WHAT THE EXERCISE ASKS ▸ Copy the listing below line for line, starting at its first line and ending with the line that has "const yearsWeeks = [2016, 2017, 2018, 2019, 2020];" in it. Add nothing.

━━━━━━━━━━━━━━━━

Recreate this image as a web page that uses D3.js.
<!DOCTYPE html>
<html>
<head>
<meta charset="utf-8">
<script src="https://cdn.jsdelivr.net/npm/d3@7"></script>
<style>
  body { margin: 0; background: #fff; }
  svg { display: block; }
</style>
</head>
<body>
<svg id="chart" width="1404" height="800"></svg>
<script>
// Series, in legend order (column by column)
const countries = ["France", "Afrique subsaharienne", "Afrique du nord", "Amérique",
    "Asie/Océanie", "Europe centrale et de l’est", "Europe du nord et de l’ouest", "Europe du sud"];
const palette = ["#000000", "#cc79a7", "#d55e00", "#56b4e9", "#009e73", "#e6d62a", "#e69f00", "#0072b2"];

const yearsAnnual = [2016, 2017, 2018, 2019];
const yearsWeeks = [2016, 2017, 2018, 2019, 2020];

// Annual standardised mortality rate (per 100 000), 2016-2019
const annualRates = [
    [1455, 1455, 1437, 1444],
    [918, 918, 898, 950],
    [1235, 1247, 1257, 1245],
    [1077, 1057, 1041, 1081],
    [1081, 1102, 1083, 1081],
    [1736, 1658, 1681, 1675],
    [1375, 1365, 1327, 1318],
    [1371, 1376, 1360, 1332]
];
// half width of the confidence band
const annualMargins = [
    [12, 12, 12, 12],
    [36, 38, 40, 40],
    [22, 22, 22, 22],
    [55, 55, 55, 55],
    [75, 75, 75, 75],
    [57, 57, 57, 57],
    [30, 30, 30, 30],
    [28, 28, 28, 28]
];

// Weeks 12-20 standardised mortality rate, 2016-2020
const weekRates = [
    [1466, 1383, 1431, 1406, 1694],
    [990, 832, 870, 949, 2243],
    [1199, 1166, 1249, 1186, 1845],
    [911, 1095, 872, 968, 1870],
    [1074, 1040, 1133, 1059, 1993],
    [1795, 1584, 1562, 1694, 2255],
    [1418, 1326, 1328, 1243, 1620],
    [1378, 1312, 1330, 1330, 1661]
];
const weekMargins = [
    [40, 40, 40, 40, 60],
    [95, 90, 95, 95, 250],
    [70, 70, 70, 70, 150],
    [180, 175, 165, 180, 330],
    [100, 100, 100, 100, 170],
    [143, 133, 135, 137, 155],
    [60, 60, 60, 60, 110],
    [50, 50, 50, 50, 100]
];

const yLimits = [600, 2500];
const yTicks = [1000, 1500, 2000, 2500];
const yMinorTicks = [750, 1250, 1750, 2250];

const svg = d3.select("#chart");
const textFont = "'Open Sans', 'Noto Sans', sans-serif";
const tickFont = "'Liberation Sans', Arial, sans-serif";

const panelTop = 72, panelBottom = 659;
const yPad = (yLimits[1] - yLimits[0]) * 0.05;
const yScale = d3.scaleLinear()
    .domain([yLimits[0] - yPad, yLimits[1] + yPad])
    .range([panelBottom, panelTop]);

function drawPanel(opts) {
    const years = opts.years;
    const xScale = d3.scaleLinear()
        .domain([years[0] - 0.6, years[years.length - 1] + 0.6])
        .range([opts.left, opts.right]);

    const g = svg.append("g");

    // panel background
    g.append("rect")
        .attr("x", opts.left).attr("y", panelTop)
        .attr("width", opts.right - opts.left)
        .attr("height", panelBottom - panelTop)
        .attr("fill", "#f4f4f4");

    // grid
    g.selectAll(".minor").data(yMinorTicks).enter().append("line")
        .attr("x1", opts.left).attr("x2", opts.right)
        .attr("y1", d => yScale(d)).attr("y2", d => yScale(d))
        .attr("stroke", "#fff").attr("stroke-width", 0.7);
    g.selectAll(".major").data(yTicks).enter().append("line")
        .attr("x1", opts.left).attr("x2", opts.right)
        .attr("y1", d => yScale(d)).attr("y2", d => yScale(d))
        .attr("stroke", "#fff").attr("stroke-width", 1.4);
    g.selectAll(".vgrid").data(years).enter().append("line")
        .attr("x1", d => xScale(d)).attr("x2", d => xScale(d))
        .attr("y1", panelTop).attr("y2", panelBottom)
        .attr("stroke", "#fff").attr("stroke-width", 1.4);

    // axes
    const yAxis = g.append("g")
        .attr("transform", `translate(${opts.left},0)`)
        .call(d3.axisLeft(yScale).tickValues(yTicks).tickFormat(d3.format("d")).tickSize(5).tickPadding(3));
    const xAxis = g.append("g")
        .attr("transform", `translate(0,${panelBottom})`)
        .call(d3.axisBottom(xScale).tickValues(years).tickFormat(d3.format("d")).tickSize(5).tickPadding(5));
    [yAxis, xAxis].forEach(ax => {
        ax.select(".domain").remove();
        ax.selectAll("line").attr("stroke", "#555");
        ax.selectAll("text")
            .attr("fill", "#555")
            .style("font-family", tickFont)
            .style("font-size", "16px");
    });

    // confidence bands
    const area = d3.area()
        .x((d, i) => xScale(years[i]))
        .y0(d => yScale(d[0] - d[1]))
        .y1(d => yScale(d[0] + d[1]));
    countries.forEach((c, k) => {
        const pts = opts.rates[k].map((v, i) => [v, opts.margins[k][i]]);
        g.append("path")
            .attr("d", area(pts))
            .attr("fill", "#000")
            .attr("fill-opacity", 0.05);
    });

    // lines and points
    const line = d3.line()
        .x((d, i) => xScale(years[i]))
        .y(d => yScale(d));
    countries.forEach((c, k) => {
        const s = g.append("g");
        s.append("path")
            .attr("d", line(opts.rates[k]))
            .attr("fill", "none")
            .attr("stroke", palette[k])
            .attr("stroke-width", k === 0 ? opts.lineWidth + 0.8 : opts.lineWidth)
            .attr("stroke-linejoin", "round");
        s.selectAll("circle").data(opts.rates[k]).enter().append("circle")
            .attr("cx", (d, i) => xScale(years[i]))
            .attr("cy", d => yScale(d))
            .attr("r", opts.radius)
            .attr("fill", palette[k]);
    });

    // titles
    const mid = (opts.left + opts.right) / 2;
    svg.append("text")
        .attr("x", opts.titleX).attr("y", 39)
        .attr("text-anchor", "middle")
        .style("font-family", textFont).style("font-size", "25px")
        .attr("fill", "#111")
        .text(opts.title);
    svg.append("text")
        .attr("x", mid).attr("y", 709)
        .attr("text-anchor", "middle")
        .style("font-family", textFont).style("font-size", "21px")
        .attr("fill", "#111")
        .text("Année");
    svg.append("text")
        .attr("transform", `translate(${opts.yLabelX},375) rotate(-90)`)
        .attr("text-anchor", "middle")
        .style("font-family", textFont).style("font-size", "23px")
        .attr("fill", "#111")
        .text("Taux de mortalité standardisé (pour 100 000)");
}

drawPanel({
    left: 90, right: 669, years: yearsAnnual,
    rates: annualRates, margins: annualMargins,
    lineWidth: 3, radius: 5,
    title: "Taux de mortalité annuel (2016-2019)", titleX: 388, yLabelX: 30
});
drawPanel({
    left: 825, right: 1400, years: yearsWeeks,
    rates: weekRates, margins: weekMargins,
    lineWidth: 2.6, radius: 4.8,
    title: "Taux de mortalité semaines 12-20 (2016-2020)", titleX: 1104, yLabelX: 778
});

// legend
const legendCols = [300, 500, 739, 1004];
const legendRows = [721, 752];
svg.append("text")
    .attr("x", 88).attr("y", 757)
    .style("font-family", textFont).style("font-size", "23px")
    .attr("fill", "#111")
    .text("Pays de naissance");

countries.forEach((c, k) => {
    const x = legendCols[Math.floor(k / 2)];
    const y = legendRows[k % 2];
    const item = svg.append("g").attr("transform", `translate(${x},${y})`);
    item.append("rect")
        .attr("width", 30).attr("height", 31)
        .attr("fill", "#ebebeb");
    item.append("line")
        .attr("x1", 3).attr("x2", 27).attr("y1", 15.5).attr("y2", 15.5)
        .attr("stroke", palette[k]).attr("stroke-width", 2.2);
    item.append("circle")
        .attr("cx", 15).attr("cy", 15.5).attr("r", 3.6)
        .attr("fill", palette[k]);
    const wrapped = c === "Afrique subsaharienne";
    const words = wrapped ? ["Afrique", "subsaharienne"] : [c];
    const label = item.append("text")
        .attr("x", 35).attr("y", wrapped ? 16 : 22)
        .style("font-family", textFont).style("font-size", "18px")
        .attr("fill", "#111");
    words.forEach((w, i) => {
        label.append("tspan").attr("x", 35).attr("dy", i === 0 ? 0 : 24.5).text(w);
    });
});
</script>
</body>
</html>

━━━━━━━━━━━━━━━━

FINAL RESULT ▸
Recreate this image as a web page that uses D3.js.
<!DOCTYPE html>
<html>
<head>
<meta charset="utf-8">
<script src="https://cdn.jsdelivr.net/npm/d3@7"></script>
<style>
  body { margin: 0; background: #fff; }
  svg { display: block; }
</style>
</head>
<body>
<svg id="chart" width="1404" height="800"></svg>
<script>
// Series, in legend order (column by column)
const countries = ["France", "Afrique subsaharienne", "Afrique du nord", "Amérique",
    "Asie/Océanie", "Europe centrale et de l’est", "Europe du nord et de l’ouest", "Europe du sud"];
const palette = ["#000000", "#cc79a7", "#d55e00", "#56b4e9", "#009e73", "#e6d62a", "#e69f00", "#0072b2"];

const yearsAnnual = [2016, 2017, 2018, 2019];
const yearsWeeks = [2016, 2017, 2018, 2019, 2020];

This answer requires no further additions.